Hi all,
I tried searching for similar cases, but somehow, I am getting the opposite responses.
Here goes my query:
I am trying to import large data set from excel to R, which consists sales data.
column consists weekly sales qty.
Row consists the product ID against which sales happened.
this raw data has many excel cells where sales value is negative (example: -5, because of return of sold product), some cells are blank (because of no sell on particular week.).
My requirement:
While doing read.csv function, I want to directly convert "blank cell" and "negative values" to numerical "0".
Please advice.
This is a case where the dplyr::case_when() function is really helpful.
See the reproducible example below, in which I create a toy dataset and read it in as character vectors.

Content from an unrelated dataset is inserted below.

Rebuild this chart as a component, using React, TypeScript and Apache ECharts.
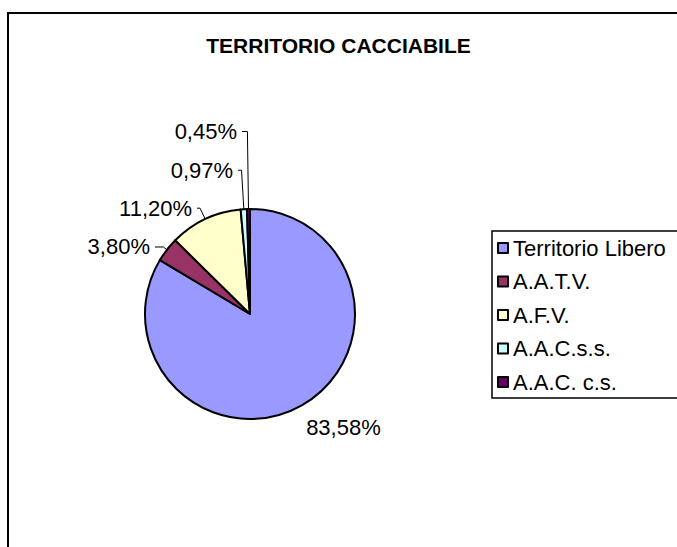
import React, { useEffect, useRef } from 'react';
import * as echarts from 'echarts';

const chartTitle = 'TERRITORIO CACCIABILE';
const categories = ['Territorio Libero', 'A.A.T.V.', 'A.F.V.', 'A.A.C.s.s.', 'A.A.C. c.s.'];
const shares = [83.58, 3.8, 11.2, 0.97, 0.45];

const colors = ['#9999FF', '#993366', '#FFFFCC', '#CCFFFF', '#660066'];
// leader-line geometry per slice (style only)
const leaders = [
  { length: 25, length2: 0, show: false, dist: -8 },
  { length: 4.5, length2: 8.4, show: true, dist: 5 },
  { length: 12, length2: 3, show: true, dist: 5 },
  { length: 39, length2: 3.5, show: true, dist: 5 },
  { length: 77.5, length2: 5.4, show: true, dist: 5 },
];

const FONT = '"Liberation Sans", Arial, Helvetica, sans-serif';

const fmt = (v: number) => v.toFixed(2).replace('.', ',') + '%';

export default function App() {
  const ref = useRef<HTMLDivElement>(null);
  useEffect(() => {
    if (!ref.current) return;
    const chart = echarts.init(ref.current, null, { renderer: 'svg' });
    chart.setOption({
      animation: false,
      backgroundColor: '#ffffff',
      title: {
        text: chartTitle,
        left: 'center',
        top: 35,
        padding: 0,
        textStyle: { fontFamily: FONT, fontSize: 21, fontWeight: 'bold', color: '#000' },
      },
      legend: {
        orient: 'vertical',
        left: 497,
        top: 237,
        padding: 0,
        itemWidth: 10,
        itemHeight: 10,
        itemGap: 11.5,
        icon: 'rect',
        selectedMode: false,
        textStyle: { fontFamily: FONT, fontSize: 22, color: '#000' },
        data: categories,
      },
      graphic: [
        {
          type: 'polyline',
          shape: { points: [[8, 560], [8, 13], [690, 13]] },
          style: { stroke: '#000', lineWidth: 2, fill: 'none' },
          silent: true,
        },
        {
          type: 'rect',
          shape: { x: 492, y: 231, width: 220, height: 167 },
          style: { stroke: '#000', lineWidth: 1.5, fill: 'none' },
          silent: true,
        },
      ],
      series: [
        {
          type: 'pie',
          center: [250, 314],
          radius: 105,
          startAngle: 90,
          clockwise: true,
          avoidLabelOverlap: false,
          minAngle: 0,
          itemStyle: { borderColor: '#000', borderWidth: 2 },
          emphasis: { disabled: true },
          label: {
            show: true,
            position: 'outside',
            fontFamily: FONT,
            fontSize: 22,
            color: '#000',
            formatter: (p: any) => fmt(p.value),
          },
          labelLine: { lineStyle: { color: '#000', width: 1 } },
          data: categories.map((name, i) => ({
            name,
            value: shares[i],
            itemStyle: { color: colors[i] },
            label: { distanceToLabelLine: leaders[i].dist },
            labelLine: {
              show: leaders[i].show,
              length: leaders[i].length,
              length2: leaders[i].length2,
              smooth: false,
            },
          })),
        },
      ],
    });
    return () => chart.dispose();
  }, []);
  return (
    <div
      ref={ref}
      style={{ position: 'fixed', left: 0, top: 0, width: 677, height: 547 }}
    />
  );
}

Then I use mutate() and case_when() to identify cases with blank cells or a single space in cells and convert these to zero (character "0"). Then I can convert these to numeric, and the product_id into a factor.
library(tidyverse)
excel_data <- data.frame( # create data
product_id = c(rep('001',5), rep('002',5),
rep('003',5), rep('004',5)),
weekly_sales_qty = c(12,-5,""," ",12, "",6, 32, -2,3,
4,-1,"", 4, 5,7, 3, -3, "", 14),
stringsAsFactors = FALSE #read in as character vectors
)
head(excel_data) # take a look at data with blanks
#> product_id weekly_sales_qty
#> 1 001 12
#> 2 001 -5
#> 3 001
#> 4 001
#> 5 001 12
#> 6 002
excel_data %>%
mutate(weekly_sales_qty = case_when( # conversions
weekly_sales_qty == "" ~ "0", # truly blank to zero
weekly_sales_qty == " " ~ "0", # one space to zero
TRUE ~ weekly_sales_qty # the rest remain the same
)) %>% # now switch to numeric for qty
mutate(weekly_sales_qty = as.numeric(weekly_sales_qty)) %>% # now switch to factor for product_id
mutate(product_id = as.factor(product_id)) ->
clean_data
clean_data # show data
#> product_id weekly_sales_qty
#> 1 001 12
#> 2 001 -5
#> 3 001 0
#> 4 001 0
#> 5 001 12
#> 6 002 0
#> 7 002 6
#> 8 002 32
#> 9 002 -2
#> 10 002 3
#> 11 003 4
#> 12 003 -1
#> 13 003 0
#> 14 003 4
#> 15 003 5
#> 16 004 7
#> 17 004 3
#> 18 004 -3
#> 19 004 0
#> 20 004 14
Hello, great to see your response. I am just putting it in work. But I see this part will only identify blanks, spaces to zero. Another portion of my query is to convert any negative sales qty to 0. example: -15 to 0. How do I do it ? thanks a lot for response!
It would be easier to help you with your specific problem if you provide a proper REPRoducible EXample (reprex) or at least sample data on a copy/paste friendly format (like explained in the link).
Please read the guide more carefully, we don't need your whole dataset, we just need a small sample and just the part of your code that is relevant for the issue.